May 2019: Trade War Haunts Back & Economic Impact Will Continue

USA & China Trade War

The US-China trade war began in March 2018 after U.S. President Donald Trump decided to impose 50 billion dollars (about 44.5 million euros) in tariffs on Chinese products, alleging unfair practices.

This war is now entering in a new phase. The U.S. government has raised tariffs from 10% to 25% on imports from China worth $200 billion from 10th May onwards. In response, China has announced that it will impose tariffs of between 5% and 25% on U.S. products worth $60 billion, starting June 1.

After the last increase on 10 May, the average tariff in the US is around 4.2% (1.7% in 2017, before the conflict), more than double that in the rest of the OECD countries and even above the large emerging economies, with the exception of Brazil and India. China had the average tariff at 3.8% before the conflict and is is estimated to be around 5% from 1 June.

The additional threat would be for the US to increase tariffs on the rest of China’s imports (by an additional $300 billion), which would raise the value of products affected by the trade war, including China’s retaliation, to around $750 billion. As a result, the average US tariff would rise to over 7%.

If, in addition, the conflict extends to U.S. imports of vehicles and components and adding the corresponding reprisals, the goods affected by the tariff increases could be close to a trillion dollars. This amount would represent around 6% of global trade and 1.0% of world GDP.


The intensification of tensions between China and the US may have various implications going further amidst fear of start of next recession:

Growth: It is estimated that the global GDP could be reduced by 0.3%, compared to the central scenario, in a horizon of two years. The impact per country would be uneven. Among the big countries, China would be the most affected, followed by the US and EU. In either case, the shock appear to be intense enough to jeopardize global expansion.

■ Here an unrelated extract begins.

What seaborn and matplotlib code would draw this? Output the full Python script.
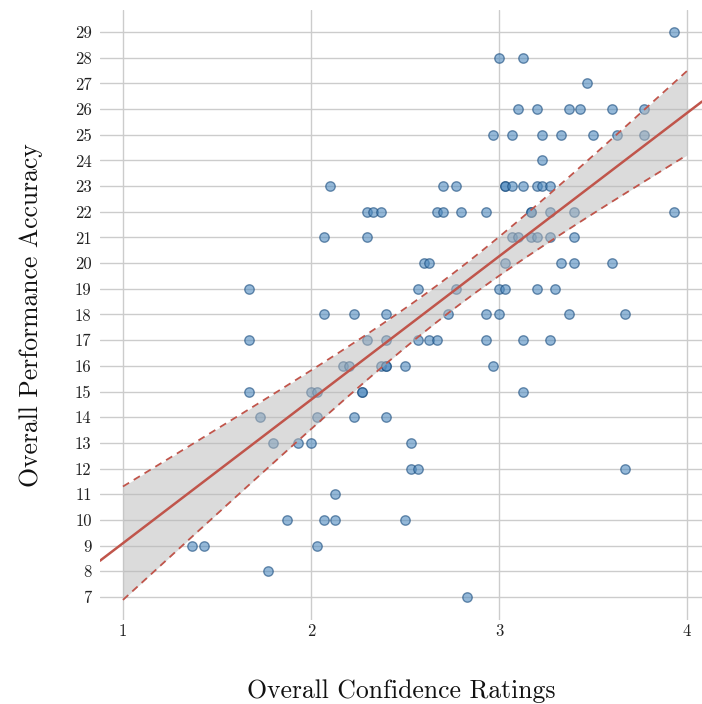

Inflation: The effects on inflation can only begin to be quantified in the case of the US. For example, if the impact of the 5 percentage point increase in the effective tariff in the US were fully passed on to consumers, it would add 1.1 percentage points to inflation. In any case, the “real” impact would be significantly lower, because not all products affected by tariffs would be consumer goods, there would be adjustments in exchange rates that could affect prices, companies would be able to absorb part of the effect on their profits and households would replace some of the products affected by tariffs.

Financial Markets: From a stock market point of view, there is a high risk of markets overreacting. Possibly, the worst case scenario is that fears of a recession will shoot up again. The positive thing is that, on this occasion, central banks are more cautious and more flexible in the face of any financial turbulence that may occur. The sensible thing is to consider, as a central scenario, that tensions are going to continue, but in the hope that positions will be approached with a view to the G20 summit at the end of June.


Until the upcoming G20 meeting in the end of June, positive developments are not seen and till then market will overreact negatively.

One of the most important keys will be the length of the conflict. The longer the open conflict continues, more the damage will be to the global economy. and above all, to the financial markets across the world. Naturally, the US and China market will take a major hit. From an investor’s point of view, the most likely scenario is that tensions and volatility will persist.